Can I call Barack Obama a black president? Not without offending someone, even though it is just a play on the “Red Queen.” This is indeed a measure of just how mixed up our political world is. By actually noticing the color of his skin, I run the risk of being declared presumptively to be a racist.

But wasn’t it Eric Holder, Obama’s attorney general, who said we were “a nation of cowards” for shying away from a direct discussion of race?

“If we are to make progress in this area,” he said last year, “we must feel comfortable enough with one another and tolerant enough of each other to have frank conversations about the racial matters that continue to divide us.”

In that spirit, how about if we talk about the mess that Eric Holder’s Justice Department made of the voter intimidation case that had been filed against members of the New Black Panther Party?

If you ever saw the videotape of the three thugs who were standing outside a polling place in Philadelphia in November 2008, there was never any question that they were trying to scare white people (known as “crackers” to the Black Panthers) into not voting.

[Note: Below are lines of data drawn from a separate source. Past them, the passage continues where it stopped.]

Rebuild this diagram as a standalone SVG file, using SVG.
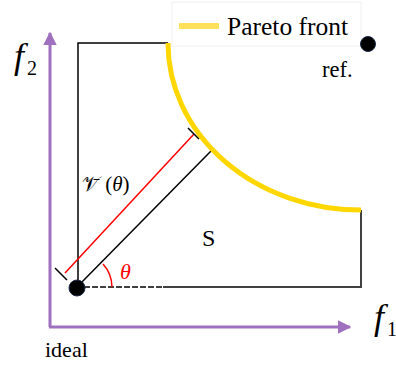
<svg xmlns="http://www.w3.org/2000/svg" width="396" height="366" viewBox="0 0 396 366">
  <defs>
    <style>
      .serif { font-family: "Liberation Serif", "DejaVu Serif", serif; fill: #000; }
      .math { font-family: "Liberation Serif", "DejaVu Serif", serif; font-style: italic; }
      .axis { stroke: #A070C0; stroke-width: 3; fill: none; }
      .box { stroke: #000; stroke-width: 1.5; fill: none; }
      .dot { fill: #000; stroke: #1a2a4a; stroke-width: 1; }
    </style>
    <marker id="arrowP" viewBox="0 0 10 10" refX="9" refY="5" markerWidth="4.5" markerHeight="4.5" orient="auto" markerUnits="strokeWidth">
      <path d="M0,0 L10,5 L0,10 z" fill="#A070C0"/>
    </marker>
  </defs>
  <rect width="396" height="366" fill="#fff"/>

  <g id="connectors">
    <!-- axes -->
    <line class="axis" x1="50" y1="327" x2="50" y2="33" marker-end="url(#arrowP)"/>
    <line class="axis" x1="49" y1="327" x2="350" y2="327" marker-end="url(#arrowP)"/>
    <!-- region boundary -->
    <polyline class="box" points="168,43 78,43 78,287"/>
    <line x1="361" y1="210" x2="361" y2="288" stroke="#000" stroke-width="1.5"/>
    <line x1="163" y1="287" x2="362" y2="287" stroke="#404040" stroke-width="2"/>
    <line x1="84" y1="287" x2="163" y2="287" stroke="#404040" stroke-width="2" stroke-dasharray="6,2"/>
    <!-- direction line -->
    <line x1="77" y1="287" x2="211" y2="151" stroke="#000" stroke-width="1.5"/>
    <!-- red measure line with end ticks -->
    <line x1="65" y1="273" x2="194" y2="134" stroke="#FF0000" stroke-width="1.5"/>
    <line x1="55" y1="268" x2="67" y2="280" stroke="#000" stroke-width="1.5"/>
    <line x1="188" y1="128" x2="199" y2="139" stroke="#000" stroke-width="1.5"/>
    <!-- angle arc -->
    <path d="M112,287 A35,35 0 0,0 103,264" fill="none" stroke="#FF0000" stroke-width="1.5"/>
  </g>

  <g id="pareto-front">
    <path d="M168,43 A193,167 0 0,0 361,210" fill="none" stroke="#FFD700" stroke-width="5"/>
  </g>

  <g id="legend">
    <rect x="172" y="2" width="189" height="44" fill="#fff" stroke="#f0f0f5" stroke-width="1"/>
    <line x1="179" y1="26" x2="219" y2="26" stroke="#FFE15C" stroke-width="6"/>
    <text class="serif" x="227" y="35" font-size="25.5">Pareto front</text>
  </g>

  <g id="ref-point">
    <circle class="dot" cx="368" cy="44" r="7.5"/>
    <text class="serif" x="322" y="77" font-size="22.5">ref.</text>
  </g>

  <g id="ideal-point">
    <circle class="dot" cx="77" cy="288" r="8"/>
    <text class="serif" x="45" y="357" font-size="22">ideal</text>
  </g>

  <g id="labels">
    <text x="14" y="68" font-size="36" class="math">f<tspan font-style="normal" font-size="20" dx="3" dy="7">2</tspan></text>
    <text x="374" y="329" font-size="36" class="math">f<tspan font-style="normal" font-size="20" dx="3" dy="7">1</tspan></text>
    <text class="serif" x="202" y="246" font-size="24">S</text>
    <text x="120" y="279" font-size="22" class="math" fill="#FF0000">θ</text>
    <text x="82" y="191" font-size="21" font-family="Liberation Serif, DejaVu Serif, serif">𝒱̄ (<tspan font-style="italic">θ</tspan>)</text>
  </g>
</svg>
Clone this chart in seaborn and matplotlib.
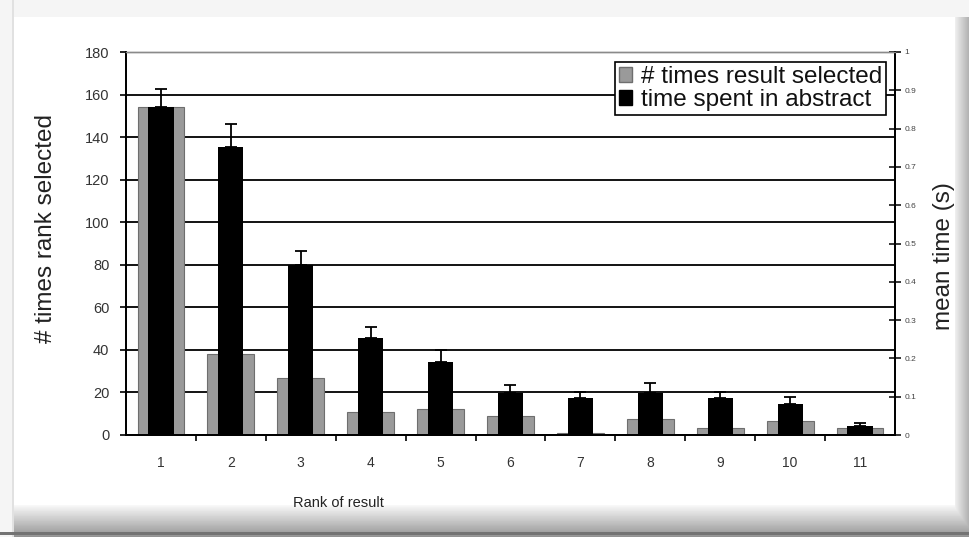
import numpy as np
import matplotlib
matplotlib.use('Agg')
import matplotlib.pyplot as plt
from matplotlib.patches import Patch
from matplotlib.ticker import FixedLocator, FuncFormatter
import seaborn as sns

# data
ranks = ['1', '2', '3', '4', '5', '6', '7', '8', '9', '10', '11']
times_selected = [154, 38, 27, 11, 12, 9, 1, 7.5, 3.5, 6.5, 3.5]
mean_time = [0.857, 0.753, 0.443, 0.252, 0.19, 0.11, 0.096, 0.11, 0.096, 0.08, 0.024]
time_err_up = [0.046, 0.06, 0.037, 0.029, 0.032, 0.021, 0.015, 0.025, 0.015, 0.019, 0.007]

sel_label = '# times result selected'
time_label = 'time spent in abstract'

sns.set_theme(style='white')
plt.rcParams['font.family'] = ['Liberation Sans', 'DejaVu Sans']

W, H = 969, 537
fig = plt.figure(figsize=(W / 100, H / 100), dpi=100)

# screenshot-style frame with a soft shadow
bg = np.full((H, W), 0.96)
bg[17:505, 14:955] = 1.0
bg[:, 12:14] = 0.88
band = np.linspace(0.97, 0.58, 32)
bg[505:537, 14:] = band[:, None]
side = np.linspace(0.93, 0.7, 14)
bg[17:537, 955:969] = np.minimum(bg[17:537, 955:969], side[None, :])
bg[532:535, :] = 0.45
bg_ax = fig.add_axes([0, 0, 1, 1], zorder=-10)
bg_ax.imshow(bg, cmap='gray', vmin=0, vmax=1, aspect='auto', interpolation='bilinear')
bg_ax.axis('off')

ax = fig.add_axes([126 / W, 1 - 435 / H, (895 - 126) / W, (435 - 52) / H])
ax.patch.set_alpha(0)

sns.barplot(x=ranks, y=times_selected, color='#9a9a9a', saturation=1, width=0.67,
            edgecolor='#6e6e6e', linewidth=0.8, ax=ax)
ax.set_ylim(0, 180)
ax.set_xlim(-0.5, len(ranks) - 0.5)
ax.yaxis.set_major_locator(FixedLocator(np.arange(0, 181, 20)))
ax.grid(axis='y', color='black', linewidth=1.3)
ax.set_axisbelow(True)

ax2 = ax.twinx()
sns.barplot(x=ranks, y=mean_time, color='black', saturation=1, width=0.36,
            linewidth=0, ax=ax2)
xpos = np.arange(len(ranks))
ax2.errorbar(xpos, mean_time, yerr=[np.zeros(len(ranks)), time_err_up], fmt='none',
             ecolor='black', elinewidth=1.3, capsize=4.5, capthick=1.3)
ax2.set_ylim(0, 1)
ax2.set_xlim(-0.5, len(ranks) - 0.5)
ax2.yaxis.set_major_locator(FixedLocator(np.arange(0, 1.01, 0.1)))
ax2.yaxis.set_major_formatter(FuncFormatter(lambda v, p: f'{v:g}'))

# spines
for a in (ax, ax2):
    for s in ('left', 'right', 'bottom'):
        a.spines[s].set_color('black')
        a.spines[s].set_linewidth(1.3)
    a.spines['top'].set_color('#8a8a8a')
    a.spines['top'].set_linewidth(1.0)

# ticks
ax.tick_params(axis='y', which='major', direction='out', length=4, width=1.2,
               color='black', pad=8, labelsize=10.5, labelcolor='#333333', left=True)
ax.xaxis.set_minor_locator(FixedLocator(np.arange(0.5, len(ranks) - 1, 1)))
ax.tick_params(axis='x', which='major', length=0, pad=15, labelsize=10, labelcolor='#333333')
ax.tick_params(axis='x', which='minor', direction='out', length=4, width=1.2,
               color='black', bottom=True)
ax2.tick_params(axis='y', which='major', direction='inout', length=8, width=1.1,
                color='black', pad=3, labelsize=6, labelcolor='#444444', right=True)
ax2.tick_params(axis='x', length=0, labelbottom=False)

# labels
ax.set_xlabel('Rank of result', fontsize=10.5, color='#222222')
ax.xaxis.set_label_coords(0.276, -0.16)
ax.set_ylabel('# times rank selected', fontsize=17.5, color='#222222')
ax.yaxis.set_label_coords(-0.09, 0.54)
ax2.set_ylabel('mean time (s)', fontsize=17.5, color='#222222')
ax2.yaxis.set_label_coords(1.05, 0.467)

handles = [Patch(facecolor='#9a9a9a', edgecolor='#6e6e6e', label=sel_label),
           Patch(facecolor='black', edgecolor='black', label=time_label)]
leg = ax2.legend(handles=handles, loc='upper right', bbox_to_anchor=(0.988, 0.973),
                 borderaxespad=0, fontsize=17.5, frameon=True, fancybox=False,
                 edgecolor='black', framealpha=1, handlelength=0.55, handleheight=0.55,
                 handletextpad=0.35, labelspacing=0.05, borderpad=0.15)
leg.get_frame().set_linewidth(1.2)
for t in leg.get_texts():
    t.set_color('#111111')

fig.savefig('out.png', dpi=100)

The Justice Department official who was pursuing charges against the three black men, however, was told to drop the case. In fact, the official, J. Christian Adams, said he was ordered by the Justice Department to ignore all cases involving black defendants and white victims.

Curiouser and curiouser.

It is almost as though words have taken on a new meaning. Justice now apparently means racism. As Adams said in his testimony before the U.S. Commission on Civil Rights last week, “We abetted wrongdoing and abandoned law-abiding citizens.” The reason? Just because of who is white and who is black. It reminds me of one of those Logic 101 problems that are used to teach students how easy it is to be fooled by false syllogisms:

Some victims are black.

Some oppressors are white.

Therefore all blacks are victims.

Of course, it’s not correct, but that doesn’t matter. In the court of the pointy-headed king — er, I mean president — as in the court of the Red Queen, the trick is to believe what you are told, whether it is true or not. It’s not correct, but it is politically correct.

Alice was stubbornly insistent that she could only believe in things that were real, not things she was told to believe because they were convenient. “There’s no use trying,”Alice said. “One can’t believe impossible things.”

But some people can, unfortunately.

As the Red Queen proclaimed, “I daresay you haven’t had much practice... When I was your age, I always did it for half-an-hour a day. Why sometimes I believed as many as six impossible things before breakfast!”

The past two years, we have been getting a lot of practice in believing impossible things. “Debt is wealth. Weakness is strength. Aliens are citizens.” You may not like it, but that doesn’t matter. Your world has been fundamentally transformed. Welcome to Wonderland.